Credit cards and lines of credit are two familiar forms of revolving credit. Your credit limit does not change when you make payments on your revolving credit account. You can return to your account to borrow additional money as often as you want, as long as you do not exceed your maximum.

Because you are not borrowing a lump sum when the account is opened, there is no set payment plan with revolving credit. You are merely being granted the ability to borrow up to a certain amount. However, this flexibility often results in lower borrowing amounts and higher interest rates. Unsecured revolving credit account interest rates often range around 15%–20% or more. The interest rate is rarely locked in, and creditors have the right to increase your rate if you fail to make payments.

Revolving credit is considered a more dangerous way to borrow than installment credit. An enormous part of your credit score (30%, according to Experian) is your credit utilization rate (that is, how closely your card balance is to your overall limit on each card). Carrying high balances drags down your score.

Installment Credit to Pay Revolving Credit

Although it has some benefits (see "What Is the Use of Having Revolving Credit If Your Credit Score Suffers for Using It?") revolving credit can quickly become a financial burden. Some people even take out installment loans to pay off their revolving credit. There are both advantages and disadvantages to this strategy.

Predictable Payments

The greatest benefit of using installment credit to pay down revolving debt is the adjustment in monthly repayment expectations. With credit cards and other revolving debt, you are expected to pay a minimum amount on each outstanding balance. This can create numerous required payments with a wide range of repayment amounts, causing some difficulty in budgeting from month to month.

With installment credit, you are provided a set monthly repayment amount for a stated period of time, making budgeting far easier. Installment loans can also be extended over time, allowing for lower monthly payments that may align better with your cash flow needs each month.

Lower Cost of Borrowing

For qualified borrowers, installment credit can be less expensive than revolving credit as it relates to interest rates and user fees. Credit card companies charge interest rates that range from 9% to 25%, which compounds each month when balances are not paid in full. The higher the interest rate, the more expensive carrying revolving debt can be over the long term.

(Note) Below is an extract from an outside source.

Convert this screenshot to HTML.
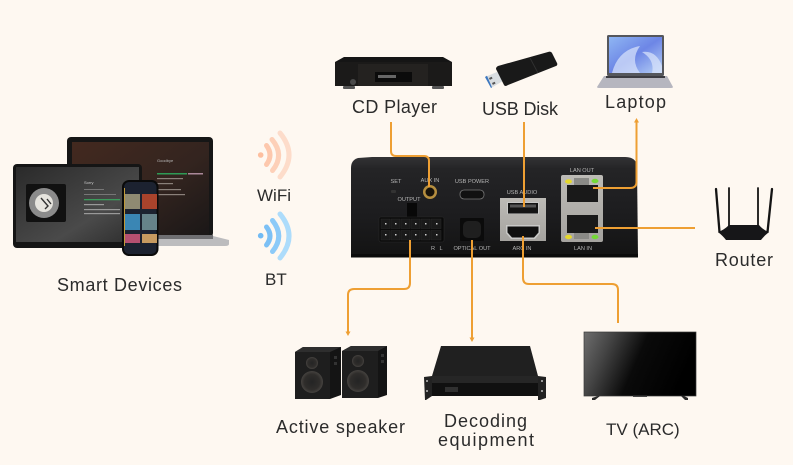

Conversely, installment credit lenders offer lower interest rates, ranging from 2% for secured loans to 18% for unsecured notes. Utilizing the lower interest rate charged for installment credit to pay down revolving debt can mean hundreds to thousands of dollars in savings over the course of the repayment term. Also, revolving debt can come with excessive fees for late payments, exceeding credit limits or annual maintenance; installment credit is void of these charges.

Disadvantages to Installment Credit

Although you can reap some benefits from using installment credit to pay off more expensive, variable revolving debt, some drawbacks exist. First, some installment credit lenders do not allow you to prepay the loan balance. This means that you aren't allowed to pay more than the required amount each month (or even settle the debt entirely) without being assessed a prepayment penalty. This is typically not an issue with credit card debt repayment.

Installment credit lenders require more stringent qualifications as it pertains to income, other outstanding debt and credit history. Most credit card companies are more lenient in their lending practices, particularly for higher-risk borrowers.

Installment credit may seem to be a cure-all to high interest rate revolving debt, but this strategy is only beneficial if you are committed to purchasing much with credit cards once you pay off the balances. Running up new credit card balances in addition to the monthly payments required by an installment loan can put incredible pressure on your budget each month.